_DIRECTIVE_
Among the entries below, which lines run from the line with "Convert this chart to Apache ECharts code." through the line with "29.4, 35, 40, 45, 50];"? Retype those, both ends included, exactly and without pictures.

Data extracted from a collection:
▽

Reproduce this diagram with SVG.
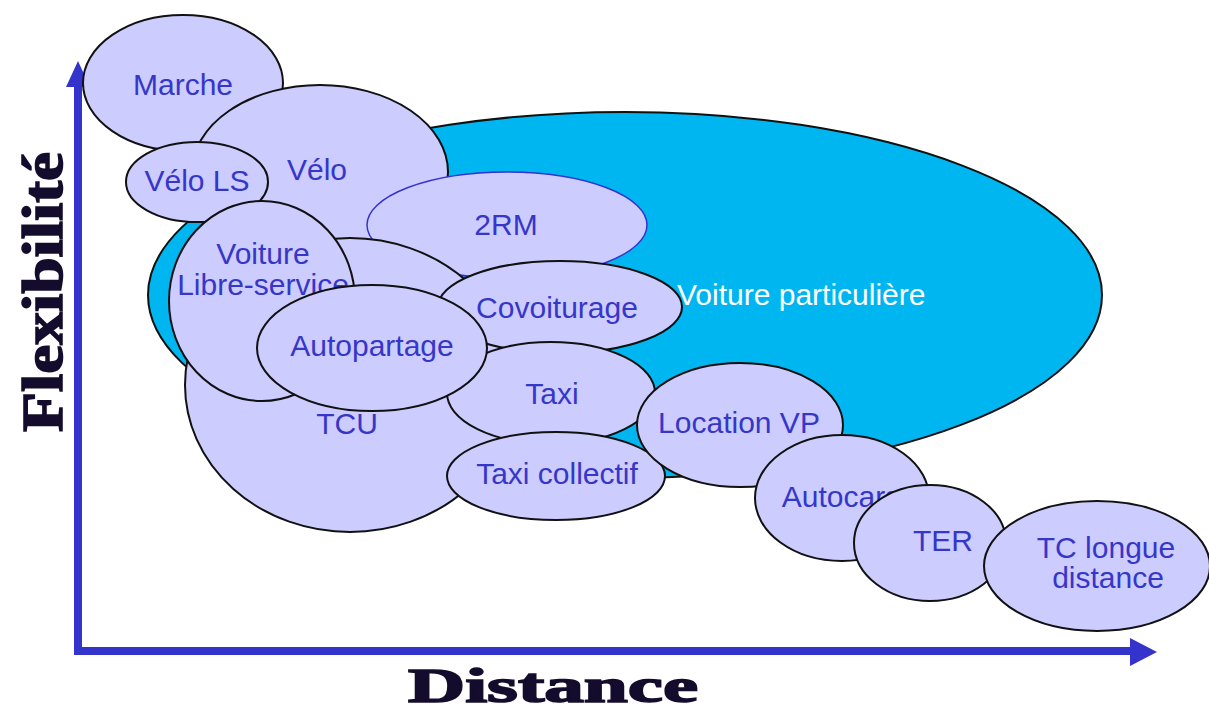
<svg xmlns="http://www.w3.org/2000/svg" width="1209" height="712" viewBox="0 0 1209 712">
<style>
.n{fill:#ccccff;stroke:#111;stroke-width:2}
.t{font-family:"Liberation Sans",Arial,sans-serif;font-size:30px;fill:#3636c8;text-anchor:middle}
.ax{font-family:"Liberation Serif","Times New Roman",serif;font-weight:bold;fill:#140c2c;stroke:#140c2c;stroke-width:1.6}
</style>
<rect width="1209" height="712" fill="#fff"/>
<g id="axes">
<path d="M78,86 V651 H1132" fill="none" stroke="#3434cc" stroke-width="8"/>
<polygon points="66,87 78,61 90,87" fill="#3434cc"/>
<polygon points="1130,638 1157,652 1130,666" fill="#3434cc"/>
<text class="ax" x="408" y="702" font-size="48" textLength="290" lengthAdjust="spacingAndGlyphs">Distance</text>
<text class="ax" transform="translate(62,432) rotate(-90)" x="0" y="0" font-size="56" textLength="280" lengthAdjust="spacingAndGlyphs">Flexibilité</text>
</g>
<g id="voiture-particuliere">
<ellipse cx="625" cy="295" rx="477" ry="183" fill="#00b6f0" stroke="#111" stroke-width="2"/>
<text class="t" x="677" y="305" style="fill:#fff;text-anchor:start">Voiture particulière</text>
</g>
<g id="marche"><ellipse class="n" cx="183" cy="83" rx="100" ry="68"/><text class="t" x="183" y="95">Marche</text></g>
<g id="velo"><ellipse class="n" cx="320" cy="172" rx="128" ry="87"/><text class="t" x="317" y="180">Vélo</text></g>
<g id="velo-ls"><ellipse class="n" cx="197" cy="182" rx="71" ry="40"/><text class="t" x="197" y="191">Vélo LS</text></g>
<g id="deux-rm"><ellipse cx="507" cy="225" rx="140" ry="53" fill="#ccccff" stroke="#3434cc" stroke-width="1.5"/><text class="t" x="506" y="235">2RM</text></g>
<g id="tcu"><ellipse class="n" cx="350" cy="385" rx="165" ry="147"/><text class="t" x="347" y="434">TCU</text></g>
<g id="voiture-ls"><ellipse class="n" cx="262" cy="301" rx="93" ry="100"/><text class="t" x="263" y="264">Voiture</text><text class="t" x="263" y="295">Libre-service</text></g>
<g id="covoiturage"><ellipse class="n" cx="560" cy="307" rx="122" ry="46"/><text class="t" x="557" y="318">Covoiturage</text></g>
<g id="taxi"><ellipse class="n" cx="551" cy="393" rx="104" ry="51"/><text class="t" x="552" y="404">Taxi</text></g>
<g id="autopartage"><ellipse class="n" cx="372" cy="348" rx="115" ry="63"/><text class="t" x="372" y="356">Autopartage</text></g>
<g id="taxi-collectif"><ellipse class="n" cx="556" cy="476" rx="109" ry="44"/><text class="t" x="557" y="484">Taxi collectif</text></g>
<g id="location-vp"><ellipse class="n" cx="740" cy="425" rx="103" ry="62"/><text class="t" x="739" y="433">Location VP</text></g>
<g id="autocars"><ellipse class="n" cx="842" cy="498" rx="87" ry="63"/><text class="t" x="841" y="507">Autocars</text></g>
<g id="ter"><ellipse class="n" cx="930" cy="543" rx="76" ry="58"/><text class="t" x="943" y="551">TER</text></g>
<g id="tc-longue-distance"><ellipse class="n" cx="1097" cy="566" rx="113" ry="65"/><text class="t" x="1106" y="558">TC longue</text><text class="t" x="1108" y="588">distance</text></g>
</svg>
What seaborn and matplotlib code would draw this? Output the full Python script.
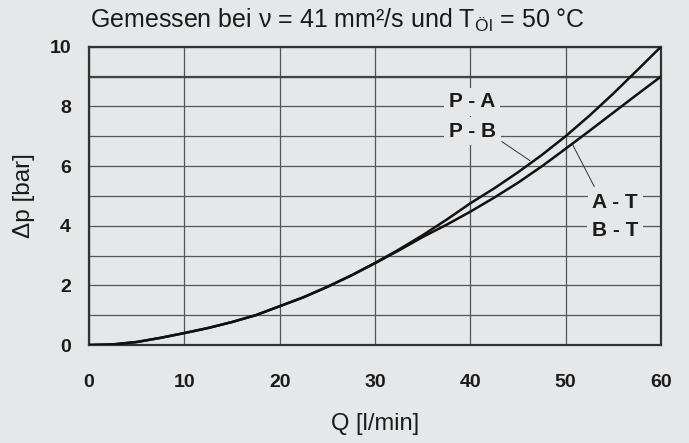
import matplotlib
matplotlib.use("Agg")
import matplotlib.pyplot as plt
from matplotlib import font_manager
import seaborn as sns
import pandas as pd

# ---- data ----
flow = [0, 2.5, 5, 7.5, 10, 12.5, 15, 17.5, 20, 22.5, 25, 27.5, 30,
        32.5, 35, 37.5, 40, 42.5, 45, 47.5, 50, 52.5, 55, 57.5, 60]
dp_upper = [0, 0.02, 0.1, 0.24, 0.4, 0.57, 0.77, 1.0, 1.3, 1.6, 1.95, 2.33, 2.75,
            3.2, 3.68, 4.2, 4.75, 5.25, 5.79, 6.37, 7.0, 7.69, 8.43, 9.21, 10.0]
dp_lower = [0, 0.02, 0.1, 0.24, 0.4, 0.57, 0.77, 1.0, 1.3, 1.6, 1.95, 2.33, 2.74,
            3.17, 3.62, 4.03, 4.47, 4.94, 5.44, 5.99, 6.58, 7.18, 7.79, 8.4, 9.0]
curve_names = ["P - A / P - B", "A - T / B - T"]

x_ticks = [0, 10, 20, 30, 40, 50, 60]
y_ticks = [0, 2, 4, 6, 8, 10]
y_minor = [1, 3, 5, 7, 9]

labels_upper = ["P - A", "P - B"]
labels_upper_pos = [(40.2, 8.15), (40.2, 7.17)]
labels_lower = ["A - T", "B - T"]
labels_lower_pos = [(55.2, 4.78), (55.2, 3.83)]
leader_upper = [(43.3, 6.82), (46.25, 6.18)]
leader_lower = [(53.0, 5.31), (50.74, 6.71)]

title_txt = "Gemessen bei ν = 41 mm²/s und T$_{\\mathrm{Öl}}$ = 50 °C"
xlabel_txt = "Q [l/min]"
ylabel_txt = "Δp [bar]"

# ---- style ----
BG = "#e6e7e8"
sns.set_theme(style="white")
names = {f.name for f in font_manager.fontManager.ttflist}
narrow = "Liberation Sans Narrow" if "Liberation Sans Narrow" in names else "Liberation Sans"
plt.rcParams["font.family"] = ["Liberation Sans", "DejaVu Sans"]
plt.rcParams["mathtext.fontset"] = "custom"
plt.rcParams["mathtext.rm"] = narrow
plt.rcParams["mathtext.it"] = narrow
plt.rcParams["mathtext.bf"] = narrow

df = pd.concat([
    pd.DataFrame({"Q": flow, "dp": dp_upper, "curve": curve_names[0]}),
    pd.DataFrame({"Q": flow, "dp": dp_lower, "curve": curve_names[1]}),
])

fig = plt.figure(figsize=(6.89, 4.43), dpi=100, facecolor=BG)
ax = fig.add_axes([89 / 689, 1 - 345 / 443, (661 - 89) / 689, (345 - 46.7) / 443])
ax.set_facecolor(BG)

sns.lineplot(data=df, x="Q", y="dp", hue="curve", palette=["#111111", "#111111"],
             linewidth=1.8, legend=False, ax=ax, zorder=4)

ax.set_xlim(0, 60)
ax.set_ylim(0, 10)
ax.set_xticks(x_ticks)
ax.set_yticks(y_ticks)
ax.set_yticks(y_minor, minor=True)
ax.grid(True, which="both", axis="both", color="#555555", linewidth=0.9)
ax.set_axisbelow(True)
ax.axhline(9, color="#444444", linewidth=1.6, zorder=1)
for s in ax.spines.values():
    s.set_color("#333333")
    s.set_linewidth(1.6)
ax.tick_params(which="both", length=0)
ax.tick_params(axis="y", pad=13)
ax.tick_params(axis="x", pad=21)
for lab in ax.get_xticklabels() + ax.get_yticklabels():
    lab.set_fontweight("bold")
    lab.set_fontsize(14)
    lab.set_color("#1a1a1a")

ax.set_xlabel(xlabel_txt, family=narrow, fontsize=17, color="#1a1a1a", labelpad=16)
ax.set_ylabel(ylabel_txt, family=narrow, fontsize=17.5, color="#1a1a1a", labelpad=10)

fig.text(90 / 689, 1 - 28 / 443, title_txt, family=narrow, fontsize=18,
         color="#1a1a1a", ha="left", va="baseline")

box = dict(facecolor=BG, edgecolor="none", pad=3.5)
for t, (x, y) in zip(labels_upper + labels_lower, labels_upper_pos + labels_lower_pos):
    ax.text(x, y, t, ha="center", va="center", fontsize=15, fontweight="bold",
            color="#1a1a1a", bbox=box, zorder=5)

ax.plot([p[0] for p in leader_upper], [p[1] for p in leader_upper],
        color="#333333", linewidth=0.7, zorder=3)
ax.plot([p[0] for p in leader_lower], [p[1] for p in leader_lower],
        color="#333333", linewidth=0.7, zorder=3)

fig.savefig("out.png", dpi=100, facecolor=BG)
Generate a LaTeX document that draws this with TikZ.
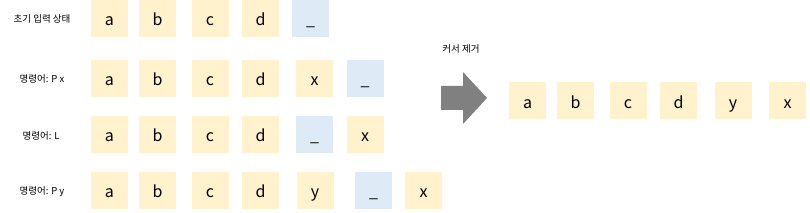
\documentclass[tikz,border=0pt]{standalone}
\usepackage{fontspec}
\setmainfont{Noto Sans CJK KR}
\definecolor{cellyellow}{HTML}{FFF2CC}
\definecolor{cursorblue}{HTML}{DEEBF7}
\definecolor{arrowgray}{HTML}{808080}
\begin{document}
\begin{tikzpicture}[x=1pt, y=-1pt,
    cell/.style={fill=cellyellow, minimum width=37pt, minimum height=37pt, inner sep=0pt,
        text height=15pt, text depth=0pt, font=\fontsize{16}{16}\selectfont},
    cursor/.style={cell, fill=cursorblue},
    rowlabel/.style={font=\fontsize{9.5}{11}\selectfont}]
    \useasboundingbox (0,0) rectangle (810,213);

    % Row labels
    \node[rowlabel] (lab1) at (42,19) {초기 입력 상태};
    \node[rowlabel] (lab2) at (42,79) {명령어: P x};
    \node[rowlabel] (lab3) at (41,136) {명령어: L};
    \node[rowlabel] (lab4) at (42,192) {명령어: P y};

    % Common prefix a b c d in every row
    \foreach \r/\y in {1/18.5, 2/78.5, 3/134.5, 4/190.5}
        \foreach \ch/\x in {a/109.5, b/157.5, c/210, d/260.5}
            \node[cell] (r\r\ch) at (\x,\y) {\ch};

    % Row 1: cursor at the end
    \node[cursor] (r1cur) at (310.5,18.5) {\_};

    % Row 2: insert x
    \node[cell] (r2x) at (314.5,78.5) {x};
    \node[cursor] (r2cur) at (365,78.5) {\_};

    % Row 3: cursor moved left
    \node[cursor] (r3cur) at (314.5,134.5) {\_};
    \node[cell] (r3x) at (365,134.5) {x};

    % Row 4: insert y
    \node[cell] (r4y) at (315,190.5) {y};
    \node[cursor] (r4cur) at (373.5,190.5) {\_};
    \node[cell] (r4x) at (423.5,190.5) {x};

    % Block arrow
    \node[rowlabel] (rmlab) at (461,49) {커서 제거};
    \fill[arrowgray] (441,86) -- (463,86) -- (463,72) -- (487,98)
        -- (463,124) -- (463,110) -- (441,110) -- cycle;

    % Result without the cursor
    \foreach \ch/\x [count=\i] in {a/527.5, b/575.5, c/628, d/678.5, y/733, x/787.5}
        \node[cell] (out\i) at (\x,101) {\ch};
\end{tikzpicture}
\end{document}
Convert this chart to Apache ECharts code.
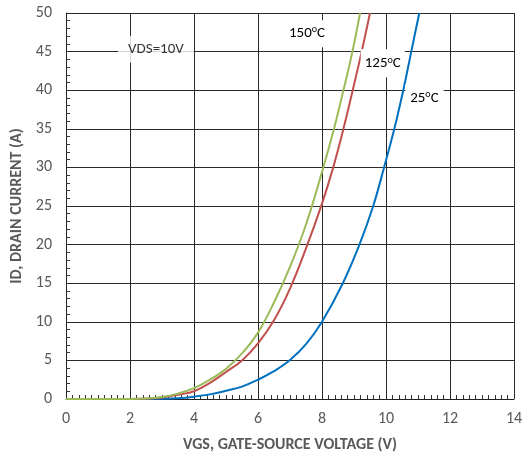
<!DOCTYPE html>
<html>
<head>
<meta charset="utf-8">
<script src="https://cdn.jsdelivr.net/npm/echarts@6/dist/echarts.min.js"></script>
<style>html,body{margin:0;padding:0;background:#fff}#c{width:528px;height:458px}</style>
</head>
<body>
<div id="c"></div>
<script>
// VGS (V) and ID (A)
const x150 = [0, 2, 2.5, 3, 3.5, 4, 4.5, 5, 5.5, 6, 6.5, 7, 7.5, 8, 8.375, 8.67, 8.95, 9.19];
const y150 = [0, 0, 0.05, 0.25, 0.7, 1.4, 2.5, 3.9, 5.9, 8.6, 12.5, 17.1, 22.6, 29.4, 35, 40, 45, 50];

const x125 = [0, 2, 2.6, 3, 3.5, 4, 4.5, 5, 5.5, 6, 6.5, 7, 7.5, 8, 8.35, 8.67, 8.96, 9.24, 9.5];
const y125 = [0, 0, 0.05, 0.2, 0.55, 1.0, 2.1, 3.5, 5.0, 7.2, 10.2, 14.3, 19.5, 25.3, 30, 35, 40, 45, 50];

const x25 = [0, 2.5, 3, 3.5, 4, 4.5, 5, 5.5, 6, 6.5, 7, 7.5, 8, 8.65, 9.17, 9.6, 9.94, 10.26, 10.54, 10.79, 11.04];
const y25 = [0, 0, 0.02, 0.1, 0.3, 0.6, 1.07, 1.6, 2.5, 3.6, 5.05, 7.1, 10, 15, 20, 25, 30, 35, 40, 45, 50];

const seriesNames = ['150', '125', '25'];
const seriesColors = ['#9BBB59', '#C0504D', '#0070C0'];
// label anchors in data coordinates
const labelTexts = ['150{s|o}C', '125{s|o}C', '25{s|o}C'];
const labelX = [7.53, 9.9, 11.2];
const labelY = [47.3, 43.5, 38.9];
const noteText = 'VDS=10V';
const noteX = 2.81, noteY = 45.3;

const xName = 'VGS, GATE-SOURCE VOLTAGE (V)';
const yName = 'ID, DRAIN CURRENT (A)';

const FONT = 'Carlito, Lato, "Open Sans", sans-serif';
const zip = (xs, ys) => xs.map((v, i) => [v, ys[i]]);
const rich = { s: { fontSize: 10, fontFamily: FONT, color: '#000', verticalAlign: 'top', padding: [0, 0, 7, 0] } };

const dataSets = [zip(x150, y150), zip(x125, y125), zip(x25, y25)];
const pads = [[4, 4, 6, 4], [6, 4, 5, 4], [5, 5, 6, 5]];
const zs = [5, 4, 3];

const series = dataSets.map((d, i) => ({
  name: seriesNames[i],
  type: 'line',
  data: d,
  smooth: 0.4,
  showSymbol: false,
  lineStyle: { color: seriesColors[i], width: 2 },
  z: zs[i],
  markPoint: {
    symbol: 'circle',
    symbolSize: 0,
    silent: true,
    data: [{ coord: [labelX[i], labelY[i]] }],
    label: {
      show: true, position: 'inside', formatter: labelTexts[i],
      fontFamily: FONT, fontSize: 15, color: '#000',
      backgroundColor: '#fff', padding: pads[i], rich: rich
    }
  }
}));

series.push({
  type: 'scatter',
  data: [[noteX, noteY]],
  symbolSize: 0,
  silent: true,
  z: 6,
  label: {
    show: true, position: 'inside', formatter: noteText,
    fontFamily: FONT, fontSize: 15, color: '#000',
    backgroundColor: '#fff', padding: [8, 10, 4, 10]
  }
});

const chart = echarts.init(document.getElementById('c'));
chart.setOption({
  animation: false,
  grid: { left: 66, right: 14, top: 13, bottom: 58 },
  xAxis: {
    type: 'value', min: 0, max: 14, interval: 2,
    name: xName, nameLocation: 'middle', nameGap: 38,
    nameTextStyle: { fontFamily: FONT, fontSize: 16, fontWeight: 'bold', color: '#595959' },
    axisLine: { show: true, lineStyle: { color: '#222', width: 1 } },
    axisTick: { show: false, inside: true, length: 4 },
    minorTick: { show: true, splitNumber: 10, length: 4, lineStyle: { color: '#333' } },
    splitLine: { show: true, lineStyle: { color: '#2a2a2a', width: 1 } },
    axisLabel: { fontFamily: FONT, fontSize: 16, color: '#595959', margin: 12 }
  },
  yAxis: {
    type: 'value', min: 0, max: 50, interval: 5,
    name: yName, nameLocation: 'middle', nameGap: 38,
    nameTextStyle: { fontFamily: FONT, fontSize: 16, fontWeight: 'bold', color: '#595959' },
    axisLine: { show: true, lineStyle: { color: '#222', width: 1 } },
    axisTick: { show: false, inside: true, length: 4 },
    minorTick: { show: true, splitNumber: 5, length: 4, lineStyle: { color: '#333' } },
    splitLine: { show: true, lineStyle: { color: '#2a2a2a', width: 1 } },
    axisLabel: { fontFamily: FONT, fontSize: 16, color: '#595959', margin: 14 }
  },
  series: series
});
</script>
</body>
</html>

△

_FINAL RESULT_
Convert this chart to Apache ECharts code.
<!DOCTYPE html>
<html>
<head>
<meta charset="utf-8">
<script src="https://cdn.jsdelivr.net/npm/echarts@6/dist/echarts.min.js"></script>
<style>html,body{margin:0;padding:0;background:#fff}#c{width:528px;height:458px}</style>
</head>
<body>
<div id="c"></div>
<script>
// VGS (V) and ID (A)
const x150 = [0, 2, 2.5, 3, 3.5, 4, 4.5, 5, 5.5, 6, 6.5, 7, 7.5, 8, 8.375, 8.67, 8.95, 9.19];
const y150 = [0, 0, 0.05, 0.25, 0.7, 1.4, 2.5, 3.9, 5.9, 8.6, 12.5, 17.1, 22.6, 29.4, 35, 40, 45, 50];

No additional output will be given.